Banking group SNS Reaal has been nationalised – What the papers say
With the bail out of SNS Reaal the Dutch state now owns two of the country’s four major banks. What the papers say.
The nationalisation of SNS Reaal is a unique step that no other European country has taken: using a recently approved intervention law, finance minister Jeroen Dijsselbloem has wiped out shareholders as well as subordinated debt investors, the Financieele Dagblad writes.
By imposing a special €1bn levy on banks, Dijsselbloem is trying to ease the pain for the taxpayer even further but, writes the FD, the state will still have to recapitalise and isolate the bank’s troubled real-estate division to the tune of €3.7bn. And that translates into a 0.6 % on top of the deficit.
Shareholders lobby VEB is going to court over the legitimacy of the implementation of the law as well as compensation for shareholders but the FD quotes financial law professor Danny Busch as saying that ‘the state has acted lawfully and disputing the intervention will be very difficult. However,’ he continues, ‘the state says SNS Reaal wasn’t worth anything but we will have to see about that.’
Undemocratic
The NRC quotes a number of economists who ‘sharply criticise’ the Dutch national bank for not being transparent enough about the criteria that lead to banks being qualified as a ‘systeem bank’, or major bank which would have to be saved under any circumstances.
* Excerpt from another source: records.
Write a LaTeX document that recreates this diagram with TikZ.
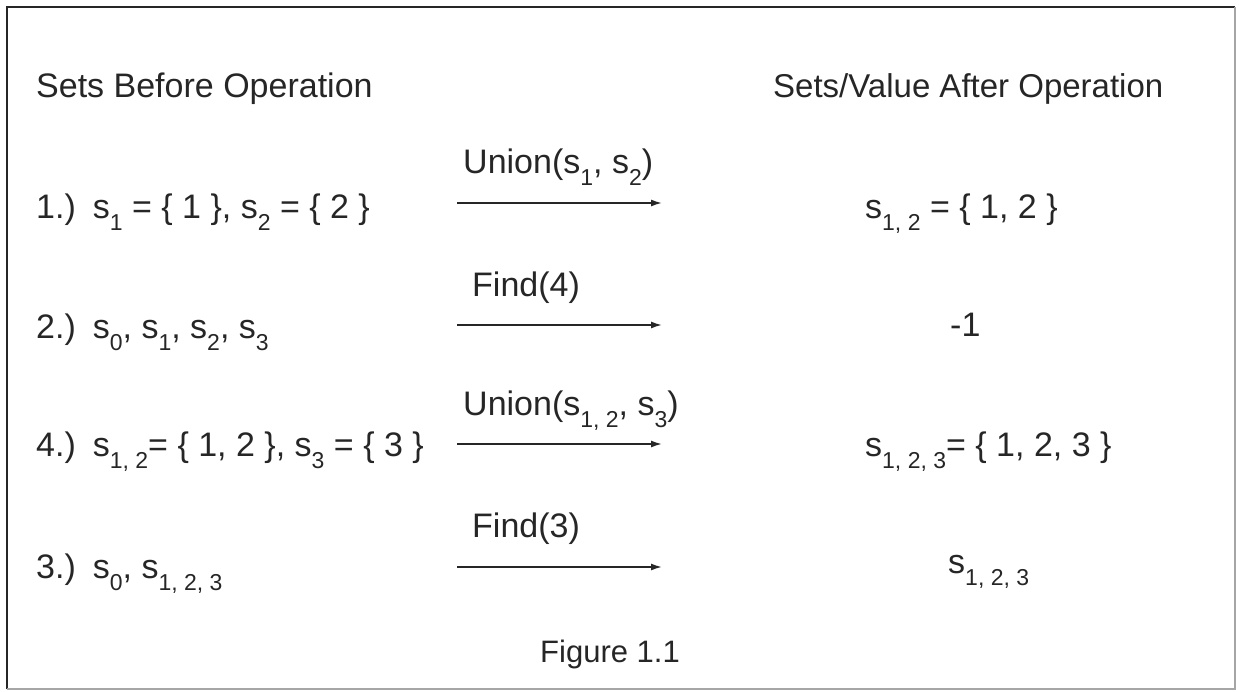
\documentclass[tikz,border=0pt]{standalone}
\usepackage{fontspec}
\setmainfont{Liberation Sans}
\usetikzlibrary{arrows.meta}
\colorlet{txtGray}{black!85}
\newcommand{\low}[1]{\raisebox{-0.36em}{\fontsize{23}{23}\selectfont #1}}

\begin{document}
\begin{tikzpicture}[x = 1pt, y = -1pt,
	every node/.style = {anchor = base west, inner sep = 0pt, text = txtGray, font = \fontsize{34}{40}\selectfont},
	op/.style = {-{Latex[length = 11pt, width = 7pt]}, line width = 1.6pt, txtGray}]
		\useasboundingbox (0, 0) rectangle (1239, 691);
		\draw [line width = 2.4pt, black!85] (7, 689) |- (1235, 7);
		\draw [line width = 2pt, black!35] (1235, 7) |- (7, 689);
		%%%%%%%%%%%%%
		\node (hb) at (36, 97) {Sets Before Operation};
		\node [font = \fontsize{33}{40}\selectfont] (ha) at (773, 97) {Sets/Value After Operation};
		%%%%%%%%%%%%%
		\node (b1) at (36, 218) {1.)\enspace s\low{1} = \{ 1 \}, s\low{2} = \{ 2 \}};
		\node (b2) at (36, 338) {2.)\enspace s\low{0}, s\low{1}, s\low{2}, s\low{3}};
		\node (b4) at (36, 456) {4.)\enspace s\low{1, 2}= \{ 1, 2 \}, s\low{3} = \{ 3 \}};
		\node (b3) at (36, 578) {3.)\enspace s\low{0}, s\low{1, 2, 3}};
		%%%%%%%%%%%%%
		\node (a1) at (865, 218) {s\low{1, 2} = \{ 1, 2 \}};
		\node (a2) at (950, 336) {-1};
		\node (a4) at (865, 456) {s\low{1, 2, 3}= \{ 1, 2, 3 \}};
		\node (a3) at (948, 573) {s\low{1, 2, 3}};
		%%%%%%%%%%%%%
		\coordinate (s1) at (457, 203); \coordinate (e1) at (662, 203);
		\coordinate (s2) at (457, 325); \coordinate (e2) at (662, 325);
		\coordinate (s4) at (457, 444); \coordinate (e4) at (662, 444);
		\coordinate (s3) at (457, 567); \coordinate (e3) at (662, 567);
		\node (o1) at (463, 173) {Union(s\low{1}, s\low{2})};
		\node (o2) at (472, 296) {Find(4)};
		\node (o4) at (463, 415) {Union(s\low{1, 2}, s\low{3})};
		\node (o3) at (472, 537) {Find(3)};
		\draw [op] (s1) to (e1); \draw [op] (s2) to (e2);
		\draw [op] (s4) to (e4); \draw [op] (s3) to (e3);
		%%%%%%%%%%%%%
		\node [font = \fontsize{31}{36}\selectfont] (fig) at (540, 662) {Figure 1.1};
\end{tikzpicture}
\end{document}
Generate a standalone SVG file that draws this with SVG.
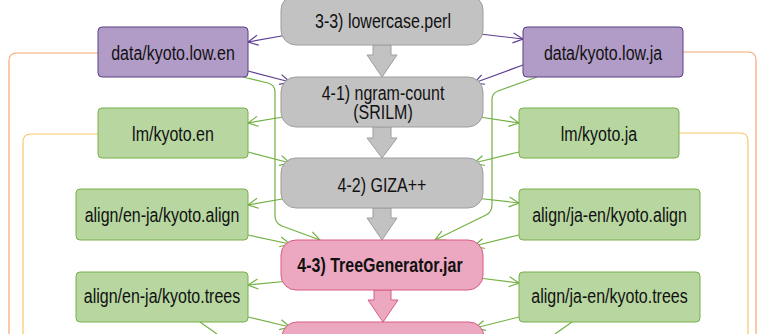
<svg xmlns="http://www.w3.org/2000/svg" width="757" height="334" viewBox="0 0 757 334">
  <style>
    .lbl { font-family: "Liberation Sans", Arial, sans-serif; font-size: 16px; text-anchor: middle; fill: #111; }
    .bold { font-weight: bold; }
    .proc { fill: #C2C2C2; stroke: #9E9E9E; stroke-width: 1; }
    .proc-pink { fill: #EDA8C1; stroke: #D85B83; stroke-width: 1; }
    .data-purple { fill: #B19CC7; stroke: #5A3E84; stroke-width: 1; }
    .data-green { fill: #B7D6A0; stroke: #78B04A; stroke-width: 1; }
    .blk { fill: #C2C2C2; stroke: #9E9E9E; stroke-width: 1; }
    .blk-pink { fill: #EDA8C1; stroke: #D85B83; stroke-width: 1; }
    .c-purple { fill: none; stroke: #5E3F93; stroke-width: 1.2; marker-end: url(#ah-purple); }
    .c-green { fill: none; stroke: #72B043; stroke-width: 1.2; marker-end: url(#ah-green); }
    .c-green-plain { fill: none; stroke: #72B043; stroke-width: 1.2; }
    .c-orange { fill: none; stroke: #F5A673; stroke-width: 1.2; }
    .c-yellow { fill: none; stroke: #F8C767; stroke-width: 1.2; }
  </style>
  <defs>
    <marker id="ah-purple" markerUnits="userSpaceOnUse" markerWidth="12" markerHeight="12" viewBox="0 0 12 12" refX="11" refY="6" orient="auto">
      <path d="M1,1 L11,6 L1,11" fill="none" stroke="#5E3F93" stroke-width="1.2"/>
    </marker>
    <marker id="ah-green" markerUnits="userSpaceOnUse" markerWidth="12" markerHeight="12" viewBox="0 0 12 12" refX="11" refY="6" orient="auto">
      <path d="M1,1 L11,6 L1,11" fill="none" stroke="#72B043" stroke-width="1.2"/>
    </marker>
  </defs>

  <rect width="757" height="334" fill="#FFFFFF"/>

  <!-- long side routes to later stages -->
  <g id="connectors">
    <path class="c-orange" d="M98,53 L17,53 Q9,53 9,61 L9,334"/>
    <path class="c-yellow" d="M98,134 L31,134 Q23,134 23,142 L23,334"/>
    <path class="c-orange" d="M683,52 L748,52 Q756,52 756,60 L756,334"/>
    <path class="c-yellow" d="M679,133 L740,133 Q748,133 748,141 L748,334"/>

    <path class="c-purple" d="M287,35 L248,42"/>
    <path class="c-purple" d="M248,71 L290,82"/>
    <path class="c-purple" d="M480,34 L523,39"/>
    <path class="c-purple" d="M523,65 L474,83"/>

    <path class="c-green" d="M283,117 L248,123"/>
    <path class="c-green" d="M248,152 L290,163"/>
    <path class="c-green" d="M480,117 L519,123"/>
    <path class="c-green" d="M519,152 L474,163"/>
    <path class="c-green" d="M288,198 L248,205"/>
    <path class="c-green" d="M248,235 L290,244"/>
    <path class="c-green" d="M475,198 L519,203"/>
    <path class="c-green" d="M519,235 L474,246"/>
    <path class="c-green" d="M289,281 L248,285"/>
    <path class="c-green" d="M248,317 L290,327"/>
    <path class="c-green" d="M479,278 L519,283"/>
    <path class="c-green" d="M519,317 L475,328"/>
    <path class="c-green-plain" d="M200,322 L217,334"/>
    <path class="c-green-plain" d="M572,322 L555,334"/>

    <path class="c-green" d="M243,77 L268,83 Q275,85 275,92 L275,216 Q275,223 282,226 L320,240"/>
    <path class="c-green" d="M537,77 L498,91 Q492,93 492,100 L492,205 Q492,212 486,215 L435,240"/>
  </g>

  <!-- block arrows between stages -->
  <g id="flow-arrows">
    <polygon class="blk" points="373,45 391,45 391,55 397,55 382,77 367,55 373,55"/>
    <polygon class="blk" points="373,127 391,127 391,138 397,138 382,158 367,138 373,138"/>
    <polygon class="blk" points="373,208 391,208 391,218 397,218 382,240 367,218 373,218"/>
    <polygon class="blk-pink" points="374,290 391,290 391,300 398,300 383,322 368,300 374,300"/>
  </g>

  <g id="lowercase">
    <rect class="proc" x="281" y="-5" width="202" height="50" rx="15"/>
    <text class="lbl" transform="matrix(1 0 0 1.3 383 28)">3-3) lowercase.perl</text>
  </g>
  <g id="ngram">
    <rect class="proc" x="281" y="77" width="202" height="50" rx="15"/>
    <text class="lbl" transform="matrix(1 0 0 1.3 383 100)">4-1) ngram-count</text>
    <text class="lbl" transform="matrix(1 0 0 1.3 383 119)">(SRILM)</text>
  </g>
  <g id="giza">
    <rect class="proc" x="281" y="158" width="202" height="50" rx="15"/>
    <text class="lbl" transform="matrix(1 0 0 1.3 382 192)">4-2) GIZA++</text>
  </g>
  <g id="treegen">
    <rect class="proc-pink" x="281" y="240" width="202" height="50" rx="15"/>
    <text class="lbl bold" transform="matrix(1 0 0 1.3 380 272)">4-3) TreeGenerator.jar</text>
  </g>
  <g id="next-stage">
    <rect class="proc-pink" x="282" y="322" width="202" height="50" rx="15"/>
  </g>

  <g id="low-en">
    <rect class="data-purple" x="98" y="27" width="150" height="50" rx="4"/>
    <text class="lbl" transform="matrix(1 0 0 1.3 173 60)">data/kyoto.low.en</text>
  </g>
  <g id="low-ja">
    <rect class="data-purple" x="523" y="27" width="160" height="50" rx="4"/>
    <text class="lbl" transform="matrix(1 0 0 1.3 603 60)">data/kyoto.low.ja</text>
  </g>
  <g id="lm-en">
    <rect class="data-green" x="98" y="108" width="150" height="50" rx="4"/>
    <text class="lbl" transform="matrix(1 0 0 1.3 173 141)">lm/kyoto.en</text>
  </g>
  <g id="lm-ja">
    <rect class="data-green" x="519" y="108" width="160" height="50" rx="4"/>
    <text class="lbl" transform="matrix(1 0 0 1.3 599 141)">lm/kyoto.ja</text>
  </g>
  <g id="align-en-ja">
    <rect class="data-green" x="76" y="189" width="172" height="51" rx="4"/>
    <text class="lbl" transform="matrix(1 0 0 1.3 162 222)">align/en-ja/kyoto.align</text>
  </g>
  <g id="align-ja-en">
    <rect class="data-green" x="519" y="189" width="181" height="51" rx="4"/>
    <text class="lbl" transform="matrix(1 0 0 1.3 609.5 222)">align/ja-en/kyoto.align</text>
  </g>
  <g id="trees-en-ja">
    <rect class="data-green" x="76" y="272" width="172" height="50" rx="4"/>
    <text class="lbl" transform="matrix(1 0 0 1.3 162 303)">align/en-ja/kyoto.trees</text>
  </g>
  <g id="trees-ja-en">
    <rect class="data-green" x="519" y="272" width="181" height="50" rx="4"/>
    <text class="lbl" transform="matrix(1 0 0 1.3 609.5 303)">align/ja-en/kyoto.trees</text>
  </g>
</svg>
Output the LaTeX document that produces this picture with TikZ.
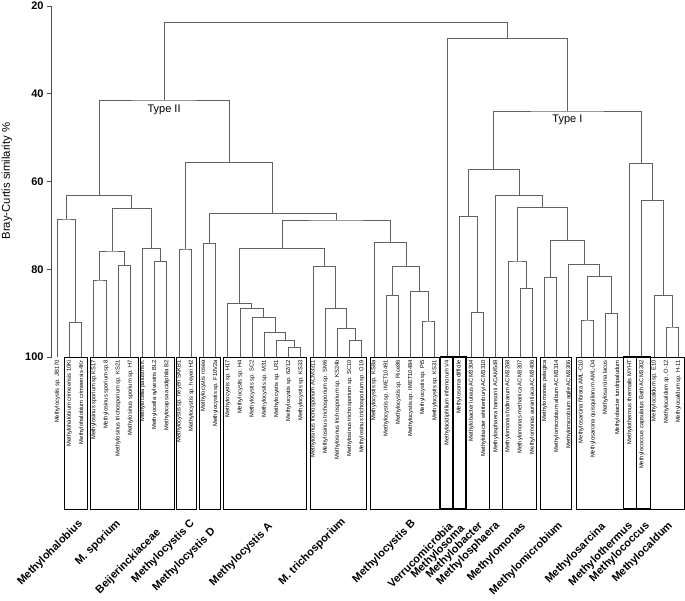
\documentclass[tikz,border=0pt]{standalone}
\usepackage{fontspec}
\setmainfont{Liberation Sans}
\usetikzlibrary{calc}
\newcommand\mrg[4]{\path let \p1=($(#2)!0.5!(#3)$) in (\x1,-#4pt) coordinate (#1);\draw[tree] (#2) |- (#1) -| (#3);}
\newcommand\leaflab[2]{\node[leaf] (t#1) at ([yshift=-3pt]L#1) {#2};}
\newcommand\grpbox[3][]{\draw[box,#1] (#2,357) rectangle (#3,509);}
\begin{document}
\begin{tikzpicture}[x=1pt,y=-1pt,
  tree/.style={draw=black!62,line width=0.9pt},
  box/.style={draw=black,line width=0.8pt},
  thickbox/.style={line width=1.5pt},
  leaf/.style={rotate=90,anchor=east,inner sep=0pt,font=\fontsize{5.8}{6}\selectfont},
  grp/.style={rotate=45,anchor=east,inner sep=0pt,font=\fontsize{11}{12}\selectfont\bfseries},
  tick/.style={anchor=east,inner sep=0pt,font=\fontsize{11}{12}\selectfont\bfseries},
  typelab/.style={inner sep=0pt,font=\fontsize{11}{12}\selectfont}]
\useasboundingbox (0,0) rectangle (685,601);
% leaves
\foreach \i in {1,...,52}{\coordinate (L\i) at ({57.3+12.18*(\i-1)},357);}
% axis
\coordinate (ax0) at (51.7,6);
\coordinate (ax1) at (51.7,357);
\draw[black!70,line width=0.8pt] (ax0) -- (ax1);
\foreach \v/\yy in {20/6,40/93.75,60/181.5,80/269.25,100/357}{
  \coordinate (tk\v) at (51.7,\yy);
  \draw[black!70,line width=0.8pt] (tk\v) -- ++(-4.5,0);
  \node[tick] (tl\v) at ([xshift=-8pt]tk\v) {\v};
}
\node[rotate=90,inner sep=0pt,font=\fontsize{11.3}{12}\selectfont] (ytitle) at (7,181) {Bray-Curtis similarity \%};
% Type II left
\mrg{m23}{L2}{L3}{322.3}
\mrg{h1}{L1}{m23}{219}
\mrg{s1}{L4}{L5}{280}
\mrg{s2}{L6}{L7}{265.7}
\mrg{s12}{s1}{s2}{251}
\mrg{bj1}{L9}{L10}{261.3}
\mrg{bj2}{L8}{bj1}{248.3}
\mrg{sb}{s12}{bj2}{208.3}
\mrg{TtwoL}{h1}{sb}{195.3}
% Type II right
\mrg{cc1}{L11}{L12}{249}
\mrg{dd1}{L13}{L14}{243.7}
\mrg{a6}{L20}{L21}{347.7}
\mrg{a5}{L19}{a6}{340.3}
\mrg{a4}{L18}{a5}{332.3}
\mrg{a3}{L17}{a4}{317.3}
\mrg{a2}{L16}{a3}{308.3}
\mrg{a1}{L15}{a2}{303.7}
\mrg{tr4}{L25}{L26}{340.7}
\mrg{tr3}{L24}{tr4}{328.7}
\mrg{tr2}{L23}{tr3}{308.3}
\mrg{tr1}{L22}{tr2}{266.7}
\mrg{atr}{a1}{tr1}{248.7}
\mrg{b6}{L31}{L32}{321}
\mrg{b5}{L30}{b6}{291.7}
\mrg{b4}{L28}{L29}{295.3}
\mrg{b3}{b4}{b5}{266.7}
\mrg{bb2}{L27}{b3}{242.7}
\mrg{atb}{atr}{bb2}{220}
\mrg{datb}{dd1}{atb}{213.3}
\mrg{cd}{cc1}{datb}{162.7}
\mrg{Ttwo}{TtwoL}{cd}{100}
% Type I
\mrg{mb}{L35}{L36}{312.7}
\mrg{so}{L34}{mb}{216.7}
\mrg{mm3}{L39}{L40}{288.3}
\mrg{mm2}{L38}{mm3}{261}
\mrg{mi}{L41}{L42}{277.7}
\mrg{sa1}{L44}{L45}{320}
\mrg{sa2}{L46}{L47}{313.3}
\mrg{sa}{sa1}{sa2}{276.7}
\mrg{ag}{L43}{sa}{264.3}
\mrg{mia}{mi}{ag}{240.7}
\mrg{mma}{mm2}{mia}{207.7}
\mrg{sph}{L37}{mma}{195.7}
\mrg{ToneL}{so}{sph}{169.3}
\mrg{ca2}{L51}{L52}{327}
\mrg{ca1}{L50}{ca2}{295.3}
\mrg{ccs}{L49}{ca1}{200.7}
\mrg{th}{L48}{ccs}{163.3}
\mrg{Tone}{ToneL}{th}{111}
\mrg{vTone}{L33}{Tone}{38.3}
\mrg{root}{Ttwo}{vTone}{22.3}
\node[typelab] (typeII) at ([yshift=-10pt]Ttwo) {Type II};
\node[typelab] (typeI) at ([yshift=-9pt]Tone) {Type I};
% boxes
\grpbox{64.5}{87.5}
\grpbox{90}{138}
\grpbox{140}{174}
\grpbox{176.5}{196.5}
\grpbox{199}{220.5}
\grpbox{223}{306}
\grpbox{310}{366}
\grpbox{370}{439.5}
\grpbox[thickbox]{440.5}{453}
\grpbox[thickbox]{453}{466}
\grpbox{466}{489.5}
\grpbox{489.5}{502}
\grpbox{502}{536}
\grpbox{540}{571.5}
\grpbox{576}{623.5}
\grpbox[thickbox]{623.5}{636.5}
\grpbox[thickbox]{636.5}{650.5}
\grpbox{650.5}{684.5}
% leaf labels
\leaflab{1}{Methylocystis sp. JB170}
\leaflab{2}{Methylohalobium crimeensis 10Ki}
\leaflab{3}{Methylohalobium crimeensis 4Kr}
\leaflab{4}{Methylosinus sporium sp.KS17}
\leaflab{5}{Methylosinus sporium sp.8}
\leaflab{6}{Methylosinus trichosporium sp. KS21}
\leaflab{7}{Methylosinus sporium sp. H7}
\leaflab{8}{Methylocella palustris K}
\leaflab{9}{Methylocella sylvestris BL2}
\leaflab{10}{Methylocapsa acidiphila B2}
\leaflab{11}{Methylocystis sp. heyeri SAKB1}
\leaflab{12}{Methylocystis sp. heyeri H2}
\leaflab{13}{Methylocystis rosea}
\leaflab{14}{Methylocystis sp. F10V2a}
\leaflab{15}{Methylocystis sp. H17}
\leaflab{16}{Methylocystis sp. H4}
\leaflab{17}{Methylocystis sp. SC2}
\leaflab{18}{Methylocystis sp. M31}
\leaflab{19}{Methylocystis sp. LR1}
\leaflab{20}{Methylocystis sp. 62/12}
\leaflab{21}{Methylocystis sp. KS33}
\leaflab{22}{Methylosinus trichosporium ACM3311}
\leaflab{23}{Methylosinus trichosporium sp. SM6}
\leaflab{24}{Methylosinus trichosporium sp. KS24b}
\leaflab{25}{Methylosinus trichosporium sp. SC10}
\leaflab{26}{Methylosinus trichosporium sp. O19}
\leaflab{27}{Methylocystis sp. KS8a}
\leaflab{28}{Methylocystis sp. IMET10491}
\leaflab{29}{Methylocystis sp. Rice86}
\leaflab{30}{Methylocystis sp. IMET10484}
\leaflab{31}{Methylocystis sp. Pi5}
\leaflab{32}{Methylocystis sp. KS31}
\leaflab{33}{Methylacidiphilium infernorum V4}
\leaflab{34}{Methylosoma difficile}
\leaflab{35}{Methylobacter luteus ACM3304}
\leaflab{36}{Methylobacter whittenburyi ACM3310}
\leaflab{37}{Methylosphaera hansonii ACAM549}
\leaflab{38}{Methylomonas fodinarum ACM3268}
\leaflab{39}{Methylomonas methanica ACM3307}
\leaflab{40}{Methylomonas aurantiaca ACM3406}
\leaflab{41}{Methylomonas pelagica}
\leaflab{42}{Methylomicrobium album ACM3314}
\leaflab{43}{Methylomicrobium agile ACM3306}
\leaflab{44}{Methylosarcina fibrata AML-C10}
\leaflab{45}{Methylosarcina quisquiliarum AML-D4}
\leaflab{46}{Methylosarcina lacus}
\leaflab{47}{Methylobacter tundripaludum}
\leaflab{48}{Methylothermus thermalis MYHT}
\leaflab{49}{Methylococcus capsulatus Bath ACM3302}
\leaflab{50}{Methylocaldum sp. E10}
\leaflab{51}{Methylocaldum sp. O-12}
\leaflab{52}{Methylocaldum sp. H-11}
% group labels
\node[grp] (g1) at (81,522) {Methylohalobius};
\node[grp] (g2) at (119,522) {M. sporium};
\node[grp] (g3) at (159,531) {Beijerinckiaceae};
\node[grp] (g4) at (193,522) {Methylocystis C};
\node[grp] (g5) at (214,530) {Methylocystis D};
\node[grp] (g6) at (271,525) {Methylocystis A};
\node[grp] (g7) at (344,520) {M. trichosporium};
\node[grp] (g8) at (414,522) {Methylocystis B};
\node[grp] (g9) at (451,524) {Verrucomicrobia};
\node[grp] (g10) at (463,527) {Methylosoma};
\node[grp] (g11) at (481,524) {Methylobacter};
\node[grp] (g12) at (498,524) {Methylosphaera};
\node[grp] (g13) at (524,525) {Methylomonas};
\node[grp] (g14) at (561,524) {Methylomicrobium};
\node[grp] (g15) at (604,525) {Methylosarcina};
\node[grp] (g16) at (631,524) {Methylothermus};
\node[grp] (g17) at (648,524) {Methylococcus};
\node[grp] (g18) at (671,524) {Methylocaldum};
\end{tikzpicture}
\end{document}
Some economists doubt whether the bank should have been saved at all but as the central bank does not give out information about its decision making process, the grounds for its qualification remain unclear. This is ‘undemocratic’ NRC quotes macro-economist Roel Beetsma as saying.
Just
In its editorial, Elsevier says it is only just that ‘investors who have for years encouraged the risky property dealings of the bank are now left without a cent’.
The main thing now is to sort out SNS Reaal, Elsevier writes. ‘The bank has to be sold into the private sector as soon as possible. Apart from the cost of the bail out, the fact that three out of the four major Dutch banks is now in the hands of the state will hit the banks’ customers – all of us, that is – hardest. The result will be lack of competition, low interest rates, and high mortgage rates. The consumer pays no matter what.’
The Volkskrant makes an inventory of winners and losers. It seems the 6,700 strong staff at SNS Reaal is neither: there won’t be any immediate job losses, the paper writes, but if the state manages to sell off parts of the bank the new owners will almost certainly cut jobs.
The losers, the paper says, include shareholders and the FNV trade union federation, which is still owed over €20m following a loan it made to insurance group Reaal way back in 1997.
The big winners include the investors, such as Britain’s Black Rock, which had been speculating on share price fall. According to the FD, the Volkskrant states, they will have made some €26bn on the nationalisation.